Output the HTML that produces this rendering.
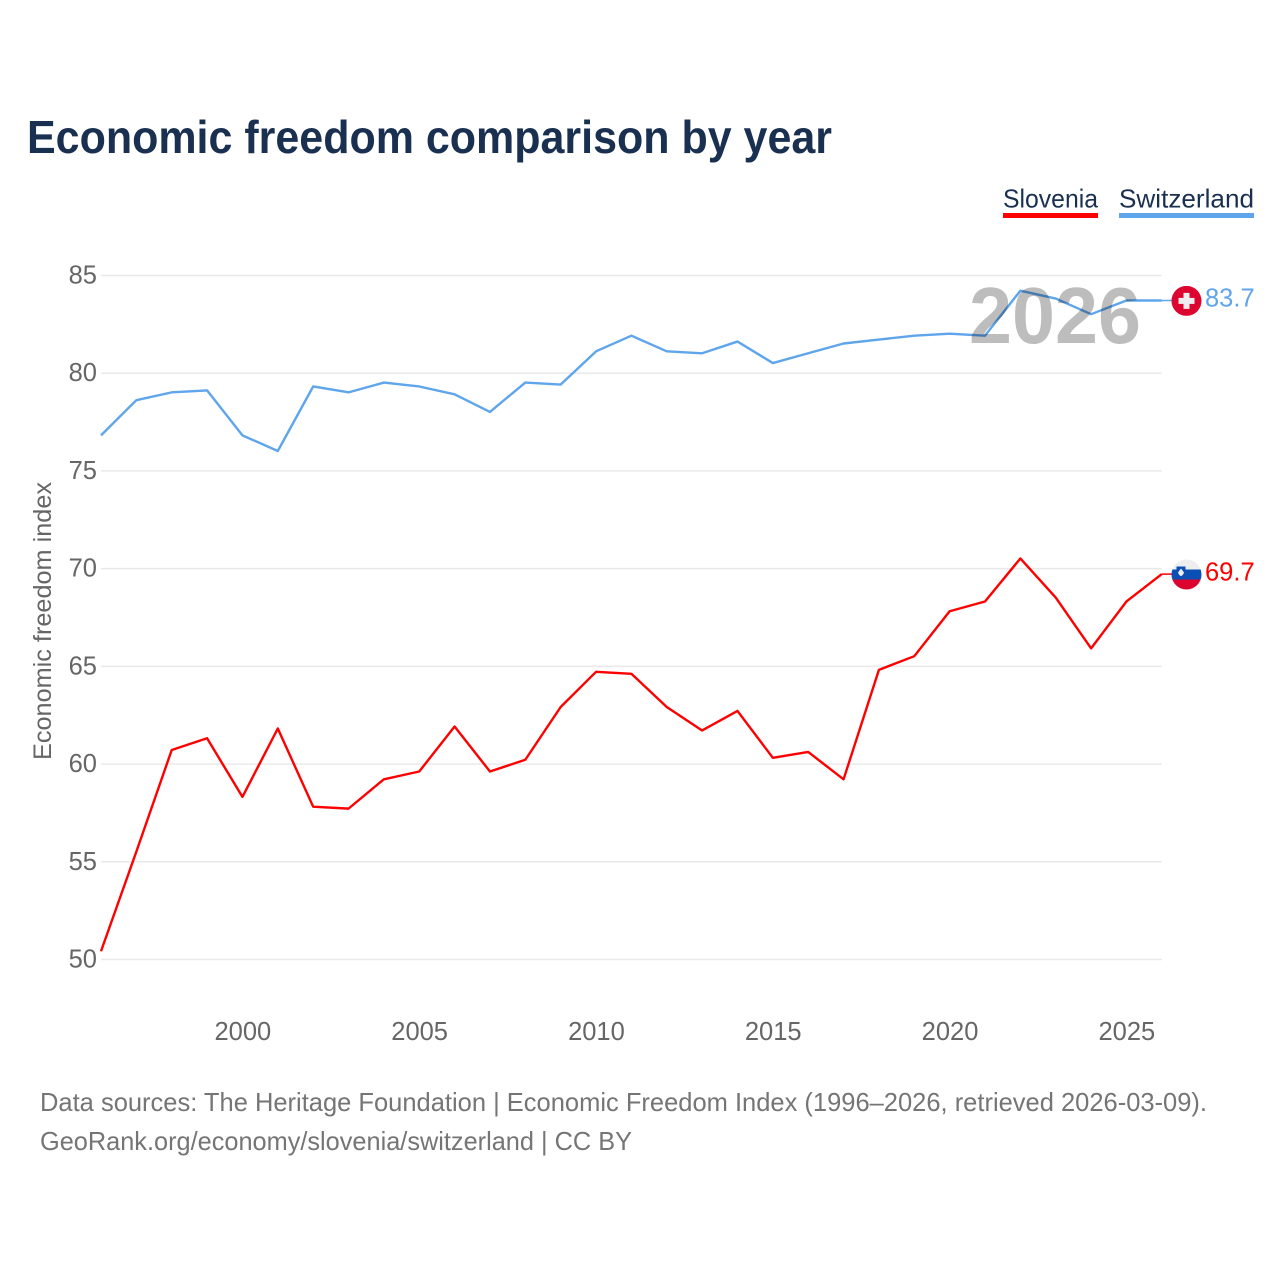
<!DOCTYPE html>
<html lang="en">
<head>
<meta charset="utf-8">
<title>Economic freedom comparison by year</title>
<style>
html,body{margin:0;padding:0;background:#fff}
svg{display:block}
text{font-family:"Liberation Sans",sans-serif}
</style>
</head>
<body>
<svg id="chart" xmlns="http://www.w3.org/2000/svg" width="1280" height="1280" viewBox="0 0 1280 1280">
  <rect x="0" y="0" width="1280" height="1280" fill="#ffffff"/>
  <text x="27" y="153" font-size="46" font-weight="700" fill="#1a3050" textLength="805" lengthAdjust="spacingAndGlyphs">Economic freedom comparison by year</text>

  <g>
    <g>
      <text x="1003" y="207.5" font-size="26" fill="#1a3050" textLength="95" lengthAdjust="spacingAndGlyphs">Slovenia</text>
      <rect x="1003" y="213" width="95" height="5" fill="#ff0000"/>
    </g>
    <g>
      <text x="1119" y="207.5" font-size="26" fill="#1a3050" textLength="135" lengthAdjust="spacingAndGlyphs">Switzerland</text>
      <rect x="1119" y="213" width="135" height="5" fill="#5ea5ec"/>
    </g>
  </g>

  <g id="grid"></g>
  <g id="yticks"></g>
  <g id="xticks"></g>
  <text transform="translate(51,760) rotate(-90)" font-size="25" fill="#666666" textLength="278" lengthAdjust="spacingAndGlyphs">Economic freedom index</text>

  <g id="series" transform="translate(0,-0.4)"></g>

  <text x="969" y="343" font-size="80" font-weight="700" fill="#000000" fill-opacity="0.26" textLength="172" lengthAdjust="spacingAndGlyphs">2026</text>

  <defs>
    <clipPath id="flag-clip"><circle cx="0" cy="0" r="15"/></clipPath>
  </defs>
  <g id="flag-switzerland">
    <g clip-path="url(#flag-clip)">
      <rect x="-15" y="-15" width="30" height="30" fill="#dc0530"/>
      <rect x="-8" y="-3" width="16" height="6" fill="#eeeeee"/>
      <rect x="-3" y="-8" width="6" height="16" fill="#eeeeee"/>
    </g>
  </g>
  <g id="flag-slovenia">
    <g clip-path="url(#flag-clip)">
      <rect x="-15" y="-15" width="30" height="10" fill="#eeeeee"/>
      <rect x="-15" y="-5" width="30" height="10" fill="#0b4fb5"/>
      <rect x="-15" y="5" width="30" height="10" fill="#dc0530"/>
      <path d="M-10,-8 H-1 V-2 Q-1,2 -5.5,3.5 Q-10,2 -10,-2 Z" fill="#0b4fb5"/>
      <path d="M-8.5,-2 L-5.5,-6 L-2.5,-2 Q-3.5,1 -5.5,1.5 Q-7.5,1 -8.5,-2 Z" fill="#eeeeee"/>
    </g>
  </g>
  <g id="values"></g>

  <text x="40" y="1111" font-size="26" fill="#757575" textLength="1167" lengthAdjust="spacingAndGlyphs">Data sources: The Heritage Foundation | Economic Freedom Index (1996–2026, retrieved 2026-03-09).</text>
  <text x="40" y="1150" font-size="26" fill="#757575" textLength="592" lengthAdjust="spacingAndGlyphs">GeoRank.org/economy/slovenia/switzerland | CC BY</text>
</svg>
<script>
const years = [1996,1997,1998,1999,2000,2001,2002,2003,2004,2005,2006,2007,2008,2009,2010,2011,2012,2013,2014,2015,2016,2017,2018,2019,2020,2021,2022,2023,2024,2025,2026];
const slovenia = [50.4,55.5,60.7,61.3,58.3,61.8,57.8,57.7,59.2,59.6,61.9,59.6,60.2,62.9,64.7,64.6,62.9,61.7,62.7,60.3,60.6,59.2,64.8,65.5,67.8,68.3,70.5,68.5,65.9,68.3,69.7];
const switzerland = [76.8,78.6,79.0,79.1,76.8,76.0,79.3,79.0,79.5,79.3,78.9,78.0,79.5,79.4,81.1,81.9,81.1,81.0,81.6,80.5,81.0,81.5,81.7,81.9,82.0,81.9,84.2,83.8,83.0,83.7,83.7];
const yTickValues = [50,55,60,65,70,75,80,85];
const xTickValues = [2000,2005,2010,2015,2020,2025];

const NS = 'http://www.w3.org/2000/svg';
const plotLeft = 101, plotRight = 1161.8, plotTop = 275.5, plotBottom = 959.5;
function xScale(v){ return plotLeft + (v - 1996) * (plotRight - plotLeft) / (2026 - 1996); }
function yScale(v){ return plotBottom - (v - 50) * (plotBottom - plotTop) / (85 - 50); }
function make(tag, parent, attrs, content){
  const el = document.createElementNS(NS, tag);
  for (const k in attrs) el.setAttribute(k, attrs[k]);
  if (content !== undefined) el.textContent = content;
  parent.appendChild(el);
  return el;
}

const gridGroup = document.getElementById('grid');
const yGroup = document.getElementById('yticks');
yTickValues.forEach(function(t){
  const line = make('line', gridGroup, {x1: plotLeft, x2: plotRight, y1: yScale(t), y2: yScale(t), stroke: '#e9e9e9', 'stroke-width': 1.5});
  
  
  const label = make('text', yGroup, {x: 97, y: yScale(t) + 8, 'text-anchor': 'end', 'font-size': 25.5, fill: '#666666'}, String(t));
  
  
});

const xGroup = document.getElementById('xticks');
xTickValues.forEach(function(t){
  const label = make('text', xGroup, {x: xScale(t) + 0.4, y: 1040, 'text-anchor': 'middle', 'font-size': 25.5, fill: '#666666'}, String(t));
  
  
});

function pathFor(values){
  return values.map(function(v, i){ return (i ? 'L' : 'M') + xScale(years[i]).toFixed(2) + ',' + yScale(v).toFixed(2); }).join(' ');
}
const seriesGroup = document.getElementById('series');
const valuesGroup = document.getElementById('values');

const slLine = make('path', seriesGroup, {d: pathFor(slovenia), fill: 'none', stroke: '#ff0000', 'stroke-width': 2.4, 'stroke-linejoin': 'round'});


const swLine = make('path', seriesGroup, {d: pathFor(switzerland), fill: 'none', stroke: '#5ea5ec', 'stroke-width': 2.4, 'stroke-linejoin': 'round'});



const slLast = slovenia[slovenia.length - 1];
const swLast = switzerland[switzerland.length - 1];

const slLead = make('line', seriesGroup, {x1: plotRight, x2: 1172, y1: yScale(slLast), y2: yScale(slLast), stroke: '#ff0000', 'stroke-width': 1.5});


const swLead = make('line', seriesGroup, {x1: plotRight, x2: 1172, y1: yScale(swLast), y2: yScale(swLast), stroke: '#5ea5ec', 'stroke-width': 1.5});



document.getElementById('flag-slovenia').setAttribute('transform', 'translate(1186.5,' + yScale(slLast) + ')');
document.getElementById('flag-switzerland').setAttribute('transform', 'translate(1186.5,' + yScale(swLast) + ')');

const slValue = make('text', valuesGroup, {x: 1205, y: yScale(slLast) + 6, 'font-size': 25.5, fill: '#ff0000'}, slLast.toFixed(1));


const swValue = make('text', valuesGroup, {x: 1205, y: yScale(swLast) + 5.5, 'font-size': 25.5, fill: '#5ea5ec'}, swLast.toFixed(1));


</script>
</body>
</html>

★ ★ ★

Copy every line of the data exactly as written, excluding the pictures.

Output the HTML that produces this rendering.
<!DOCTYPE html>
<html lang="en">
<head>
<meta charset="utf-8">
<title>Economic freedom comparison by year</title>
<style>
html,body{margin:0;padding:0;background:#fff}
svg{display:block}
text{font-family:"Liberation Sans",sans-serif}
</style>
</head>
<body>
<svg id="chart" xmlns="http://www.w3.org/2000/svg" width="1280" height="1280" viewBox="0 0 1280 1280">
  <rect x="0" y="0" width="1280" height="1280" fill="#ffffff"/>
  <text x="27" y="153" font-size="46" font-weight="700" fill="#1a3050" textLength="805" lengthAdjust="spacingAndGlyphs">Economic freedom comparison by year</text>

  <g>
    <g>
      <text x="1003" y="207.5" font-size="26" fill="#1a3050" textLength="95" lengthAdjust="spacingAndGlyphs">Slovenia</text>
      <rect x="1003" y="213" width="95" height="5" fill="#ff0000"/>
    </g>
    <g>
      <text x="1119" y="207.5" font-size="26" fill="#1a3050" textLength="135" lengthAdjust="spacingAndGlyphs">Switzerland</text>
      <rect x="1119" y="213" width="135" height="5" fill="#5ea5ec"/>
    </g>
  </g>

  <g id="grid"></g>
  <g id="yticks"></g>
  <g id="xticks"></g>
  <text transform="translate(51,760) rotate(-90)" font-size="25" fill="#666666" textLength="278" lengthAdjust="spacingAndGlyphs">Economic freedom index</text>

  <g id="series" transform="translate(0,-0.4)"></g>

  <text x="969" y="343" font-size="80" font-weight="700" fill="#000000" fill-opacity="0.26" textLength="172" lengthAdjust="spacingAndGlyphs">2026</text>

  <defs>
    <clipPath id="flag-clip"><circle cx="0" cy="0" r="15"/></clipPath>
  </defs>
  <g id="flag-switzerland">
    <g clip-path="url(#flag-clip)">
      <rect x="-15" y="-15" width="30" height="30" fill="#dc0530"/>
      <rect x="-8" y="-3" width="16" height="6" fill="#eeeeee"/>
      <rect x="-3" y="-8" width="6" height="16" fill="#eeeeee"/>
    </g>
  </g>
  <g id="flag-slovenia">
    <g clip-path="url(#flag-clip)">
      <rect x="-15" y="-15" width="30" height="10" fill="#eeeeee"/>
      <rect x="-15" y="-5" width="30" height="10" fill="#0b4fb5"/>
      <rect x="-15" y="5" width="30" height="10" fill="#dc0530"/>
      <path d="M-10,-8 H-1 V-2 Q-1,2 -5.5,3.5 Q-10,2 -10,-2 Z" fill="#0b4fb5"/>
      <path d="M-8.5,-2 L-5.5,-6 L-2.5,-2 Q-3.5,1 -5.5,1.5 Q-7.5,1 -8.5,-2 Z" fill="#eeeeee"/>
    </g>
  </g>
  <g id="values"></g>

  <text x="40" y="1111" font-size="26" fill="#757575" textLength="1167" lengthAdjust="spacingAndGlyphs">Data sources: The Heritage Foundation | Economic Freedom Index (1996–2026, retrieved 2026-03-09).</text>
  <text x="40" y="1150" font-size="26" fill="#757575" textLength="592" lengthAdjust="spacingAndGlyphs">GeoRank.org/economy/slovenia/switzerland | CC BY</text>
</svg>
<script>
const years = [1996,1997,1998,1999,2000,2001,2002,2003,2004,2005,2006,2007,2008,2009,2010,2011,2012,2013,2014,2015,2016,2017,2018,2019,2020,2021,2022,2023,2024,2025,2026];
const slovenia = [50.4,55.5,60.7,61.3,58.3,61.8,57.8,57.7,59.2,59.6,61.9,59.6,60.2,62.9,64.7,64.6,62.9,61.7,62.7,60.3,60.6,59.2,64.8,65.5,67.8,68.3,70.5,68.5,65.9,68.3,69.7];
const switzerland = [76.8,78.6,79.0,79.1,76.8,76.0,79.3,79.0,79.5,79.3,78.9,78.0,79.5,79.4,81.1,81.9,81.1,81.0,81.6,80.5,81.0,81.5,81.7,81.9,82.0,81.9,84.2,83.8,83.0,83.7,83.7];
const yTickValues = [50,55,60,65,70,75,80,85];
const xTickValues = [2000,2005,2010,2015,2020,2025];

const NS = 'http://www.w3.org/2000/svg';
const plotLeft = 101, plotRight = 1161.8, plotTop = 275.5, plotBottom = 959.5;
function xScale(v){ return plotLeft + (v - 1996) * (plotRight - plotLeft) / (2026 - 1996); }
function yScale(v){ return plotBottom - (v - 50) * (plotBottom - plotTop) / (85 - 50); }
function make(tag, parent, attrs, content){
  const el = document.createElementNS(NS, tag);
  for (const k in attrs) el.setAttribute(k, attrs[k]);
  if (content !== undefined) el.textContent = content;
  parent.appendChild(el);
  return el;
}

const gridGroup = document.getElementById('grid');
const yGroup = document.getElementById('yticks');
yTickValues.forEach(function(t){
  const line = make('line', gridGroup, {x1: plotLeft, x2: plotRight, y1: yScale(t), y2: yScale(t), stroke: '#e9e9e9', 'stroke-width': 1.5});
  
  
  const label = make('text', yGroup, {x: 97, y: yScale(t) + 8, 'text-anchor': 'end', 'font-size': 25.5, fill: '#666666'}, String(t));
  
  
});

const xGroup = document.getElementById('xticks');
xTickValues.forEach(function(t){
  const label = make('text', xGroup, {x: xScale(t) + 0.4, y: 1040, 'text-anchor': 'middle', 'font-size': 25.5, fill: '#666666'}, String(t));
  
  
});

function pathFor(values){
  return values.map(function(v, i){ return (i ? 'L' : 'M') + xScale(years[i]).toFixed(2) + ',' + yScale(v).toFixed(2); }).join(' ');
}
const seriesGroup = document.getElementById('series');
const valuesGroup = document.getElementById('values');

const slLine = make('path', seriesGroup, {d: pathFor(slovenia), fill: 'none', stroke: '#ff0000', 'stroke-width': 2.4, 'stroke-linejoin': 'round'});


const swLine = make('path', seriesGroup, {d: pathFor(switzerland), fill: 'none', stroke: '#5ea5ec', 'stroke-width': 2.4, 'stroke-linejoin': 'round'});



const slLast = slovenia[slovenia.length - 1];
const swLast = switzerland[switzerland.length - 1];

const slLead = make('line', seriesGroup, {x1: plotRight, x2: 1172, y1: yScale(slLast), y2: yScale(slLast), stroke: '#ff0000', 'stroke-width': 1.5});


const swLead = make('line', seriesGroup, {x1: plotRight, x2: 1172, y1: yScale(swLast), y2: yScale(swLast), stroke: '#5ea5ec', 'stroke-width': 1.5});



document.getElementById('flag-slovenia').setAttribute('transform', 'translate(1186.5,' + yScale(slLast) + ')');
document.getElementById('flag-switzerland').setAttribute('transform', 'translate(1186.5,' + yScale(swLast) + ')');

const slValue = make('text', valuesGroup, {x: 1205, y: yScale(slLast) + 6, 'font-size': 25.5, fill: '#ff0000'}, slLast.toFixed(1));


const swValue = make('text', valuesGroup, {x: 1205, y: yScale(swLast) + 5.5, 'font-size': 25.5, fill: '#5ea5ec'}, swLast.toFixed(1));


</script>
</body>
</html>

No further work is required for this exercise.